There’s just something about the look of limestone. It’s natural, and it reminds us of the cliffs of our shores, it’s something very organic, and very time-tested. You look at limestone, and you can tell that it has a story.
Many people choose to use limestone around the home and garden for these very reasons. It is a beautiful and timeless rock and is the star of many an outdoor entertaining area or poolside oasis. Limestone is a popular pick and goes with a dazzling array of different styles, combinations, and designs. It is as versatile as it is beautiful.
One of the questions that often pops up from people redoing their outdoor area and installing a pool is whether you can use limestone in your pool design. The colour of limestone is a brilliant offset to the colour of the water, so this question makes sense. It also makes sense in that “limestone cliffs by the beach” imagery. Limestone and water – a match made in heaven or not so practical in real life?
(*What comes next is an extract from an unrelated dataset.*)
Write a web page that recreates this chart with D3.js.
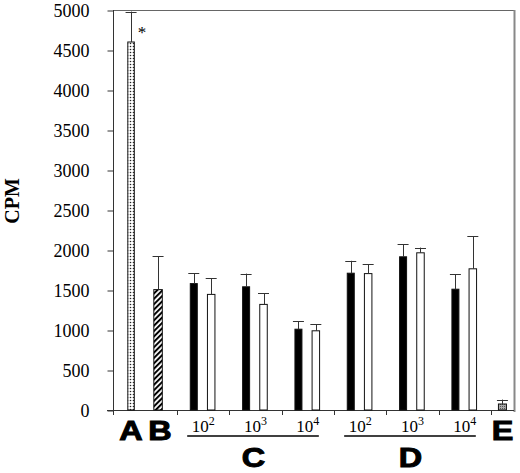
<!DOCTYPE html>
<html lang="en">
<head>
<meta charset="utf-8">
<script src="https://d3js.org/d3.v7.min.js"></script>
<style>
    body { margin: 0; background: #fff; }
    .big { font-family: "Liberation Sans", Arial, sans-serif; font-weight: bold; font-size: 27px; fill: #000; stroke: #000; stroke-width: 1; }
    .dose { font-family: "Liberation Serif", serif; font-size: 17px; fill: #000; }
</style>
</head>
<body>
<svg id="chart" width="520" height="473"></svg>
<script>
    // groups along the x axis
    var groups = ["AB", "C2", "C3", "C4", "D2", "D3", "D4", "E"];
    var yTicks = [0, 500, 1000, 1500, 2000, 2500, 3000, 3500, 4000, 4500, 5000];

    // single bars: A (dotted), B (striped), E (grey)
    var singleNames = ["A", "B", "E"];
    var singleGroups = ["AB", "AB", "E"];
    var singleMeans = [4600, 1505, 75];
    var singleTops = [4980, 1920, 130];   // top of error bar

    // paired bars in C and D (black / white), doses 10^2, 10^3, 10^4
    var exponents = [2, 3, 4];
    var cBlack = [1580, 1540, 1010];
    var cBlackTop = [1710, 1705, 1112];
    var cWhite = [1445, 1320, 990];
    var cWhiteTop = [1645, 1460, 1075];
    var dBlack = [1710, 1915, 1510];
    var dBlackTop = [1865, 2075, 1700];
    var dWhite = [1705, 1965, 1765];
    var dWhiteTop = [1820, 2030, 2175];

    var svg = d3.select("#chart"),
        plotLeft = 113, plotRight = 514, plotTop = 10, plotBottom = 410;

    var x = d3.scaleBand().domain(groups).range([124.7, 543.3]);
    var y = d3.scaleLinear().domain([0, 5000]).range([plotBottom, plotTop]);

    // offsets of bars inside their group band
    var offset = { A: -19.8, B: 7.2, E: -14.7, black: -9.4, white: 8 };
    var widths = { A: 6.5, B: 8.5, E: 8, black: 7, white: 7.5 };
    var fills = { A: "url(#dots)", B: "url(#stripes)", E: "url(#grey)", black: "#000", white: "#fff" };

    var bars = [];
    singleNames.forEach(function(n, i) {
        bars.push({ group: singleGroups[i], kind: n, value: singleMeans[i], top: singleTops[i] });
    });
    exponents.forEach(function(e, i) {
        bars.push({ group: "C" + e, kind: "black", value: cBlack[i], top: cBlackTop[i] });
        bars.push({ group: "C" + e, kind: "white", value: cWhite[i], top: cWhiteTop[i] });
        bars.push({ group: "D" + e, kind: "black", value: dBlack[i], top: dBlackTop[i] });
        bars.push({ group: "D" + e, kind: "white", value: dWhite[i], top: dWhiteTop[i] });
    });

    function cx(d) {
        return x(d.group) + x.bandwidth() / 2 + offset[d.kind];
    }
    function gx(g) {
        return x(g) + x.bandwidth() / 2;
    }

    var defs = svg.append("defs");
    var dots = defs.append("pattern").attr("id", "dots")
        .attr("patternUnits", "userSpaceOnUse").attr("width", 3).attr("height", 3);
    dots.append("rect").attr("width", 3).attr("height", 3).attr("fill", "#fff");
    dots.append("circle").attr("cx", 1.5).attr("cy", 1.5).attr("r", 0.8).attr("fill", "#222");

    var stripes = defs.append("pattern").attr("id", "stripes")
        .attr("patternUnits", "userSpaceOnUse").attr("width", 3.8).attr("height", 3.8)
        .attr("patternTransform", "rotate(45)");
    stripes.append("rect").attr("width", 3.8).attr("height", 3.8).attr("fill", "#fff");
    stripes.append("rect").attr("width", 2).attr("height", 3.8).attr("fill", "#000");

    var grey = defs.append("pattern").attr("id", "grey")
        .attr("patternUnits", "userSpaceOnUse").attr("width", 2).attr("height", 2);
    grey.append("rect").attr("width", 2).attr("height", 2).attr("fill", "#aaa");
    grey.append("rect").attr("width", 1).attr("height", 1).attr("fill", "#555");

    // frame: top and right edges
    svg.append("line").attr("x1", plotLeft).attr("x2", plotRight).attr("y1", plotTop + 0.5).attr("y2", plotTop + 0.5)
        .attr("stroke", "#666").attr("stroke-width", 1);
    svg.append("line").attr("x1", plotRight + 0.5).attr("x2", plotRight + 0.5).attr("y1", plotTop).attr("y2", plotBottom + 2)
        .attr("stroke", "#888").attr("stroke-width", 2);

    // y axis
    var yAxis = svg.append("g")
        .attr("transform", "translate(" + (plotLeft + 0.5) + ",0.5)")
        .call(d3.axisLeft(y).tickValues(yTicks).tickFormat(d3.format("d"))
            .tickSize(6).tickSizeOuter(0).tickPadding(18))
        .attr("font-family", "Liberation Serif, serif")
        .attr("font-size", 18);
    yAxis.select(".domain").attr("stroke", "#333")
        .attr("d", "M0," + (plotTop - 0.5) + "V" + (plotBottom - 0.5));
    yAxis.selectAll(".tick line").attr("stroke", "#333");
    yAxis.selectAll(".tick text").attr("fill", "#000");

    // x axis line and group ticks
    svg.append("line").attr("x1", plotLeft - 6).attr("x2", plotRight).attr("y1", plotBottom + 0.5).attr("y2", plotBottom + 0.5)
        .attr("stroke", "#333");
    var tickXs = [plotLeft].concat(groups.slice(1).map(g => x(g)));
    svg.append("g").selectAll("line")
        .data(tickXs)
        .join("line")
        .attr("x1", d => Math.round(d) + 0.5)
        .attr("x2", d => Math.round(d) + 0.5)
        .attr("y1", plotBottom)
        .attr("y2", plotBottom + 5)
        .attr("stroke", "#333");

    // bars
    svg.append("g").selectAll("rect")
        .data(bars)
        .join("rect")
        .attr("x", d => cx(d) - widths[d.kind] / 2)
        .attr("y", d => y(d.value))
        .attr("width", d => widths[d.kind])
        .attr("height", d => y(0) - y(d.value))
        .attr("fill", d => fills[d.kind])
        .attr("stroke", "#111")
        .attr("stroke-width", 1);

    // error bars (upper whisker only)
    var err = svg.append("g").attr("stroke", "#333").attr("stroke-width", 1);
    err.selectAll(".stem")
        .data(bars)
        .join("line")
        .attr("class", "stem")
        .attr("x1", d => Math.round(cx(d)) + 0.5)
        .attr("x2", d => Math.round(cx(d)) + 0.5)
        .attr("y1", d => y(d.value))
        .attr("y2", d => y(d.top));
    err.selectAll(".cap")
        .data(bars)
        .join("line")
        .attr("class", "cap")
        .attr("x1", d => cx(d) - 5.5)
        .attr("x2", d => cx(d) + 5.5)
        .attr("y1", d => Math.round(y(d.top)) + 0.5)
        .attr("y2", d => Math.round(y(d.top)) + 0.5);

    // asterisk next to A
    var barA = bars[0];
    svg.append("text")
        .attr("x", cx(barA) + 11)
        .attr("y", y(barA.top) + 26)
        .attr("text-anchor", "middle")
        .style("font-family", "Liberation Serif, serif")
        .style("font-size", "17px")
        .text("*");

    // y axis title
    svg.append("text")
        .attr("transform", "translate(19,201) rotate(-90)")
        .attr("text-anchor", "middle")
        .style("font-family", "Liberation Serif, serif")
        .style("font-weight", "bold")
        .style("font-size", "20px")
        .text("CPM");

    // big letters
    function bigLetter(label, px, py) {
        svg.append("text")
            .attr("class", "big")
            .attr("text-anchor", "middle")
            .attr("transform", "translate(" + px + "," + py + ") scale(1.2,1)")
            .text(label);
    }
    bars.slice(0, 3).forEach(function(d) {
        bigLetter(d.kind, cx(d) + (d.kind === "B" ? 2 : 0), 440);
    });

    // dose labels, underlines and group letters for C and D
    ["C", "D"].forEach(function(letter) {
        exponents.forEach(function(e) {
            var t = svg.append("text")
                .attr("class", "dose")
                .attr("x", gx(letter + e))
                .attr("y", 432)
                .attr("text-anchor", "middle");
            t.append("tspan").text("10");
            t.append("tspan").attr("dy", -7).style("font-size", "12px").text(e);
        });
        var first = gx(letter + exponents[0]),
            last = gx(letter + exponents[exponents.length - 1]);
        svg.append("line")
            .attr("x1", first - 16).attr("x2", last + 11)
            .attr("y1", 436).attr("y2", 436)
            .attr("stroke", "#000").attr("stroke-width", 1.5);
        bigLetter(letter, (first + last) / 2 - 2, 467);
    });
</script>
</body>
</html>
Let’s preface this by saying that you definitely can use limestone in your pool design – but there are some provisos that you need to follow so that it is practical and your limestone doesn’t degrade or cause other issues.
It is not a good idea to put limestone in your pool. You should not line your pool with limestone. Inside of your pool should be smooth to reduce the risk of any injuries occurring. However, outside of the pool, as well as the coping around your pool (the cap around the top of your pool) can be made of limestone.
Limestone pool decks and limestone pool casing is prevalent around the country. It’s a particularly attractive option as it offers great slip resistance in the wet, as opposed to other stone finished like polished marble. As everyone can attest to, a slippery pool area can have you howling on the floor in pain quickly, and limestone underfoot makes this slipping near impossible, even if the kids are careening around at top speed playing Marco Polo.
The most important part of using limestone for your pool casing or surrounds is to make sure that it’s sealed correctly for use around the pool. A heavy duty sealant is required to ensure that your limestone doesn’t degrade in the wet. While some limestone pavers and casings come pre-sealed, frequently you will need to add a sealer. Make sure to check what the go is with the type of limestone you’re looking at before you make a purchase. While it can be tempting to give it a go of DIYing the sealant, it’s usually best to leave it up to someone who does this professionally. The will know how to seal it with the correct sealer, amount of product, and have the appropriate applicators for the job.
The other thing to think about is whether you are planning on getting a saltwater pool or a chlorinated pool (or whether you already have one installed). Limestone can be particularly susceptible to degradation with salt water pools – depending on the toughness of the sealant that you use, too. If you like the look of limestone, you might like to consider getting a chlorinated pool instead – or making sure to really research that sealant. Because of the porosity of the rock, you might end up having to replace or refinish your limestone decking or casing sooner than you would have thought. Having to redo your decking after a couple of years of having your pool installed is a route that no one wants to go down.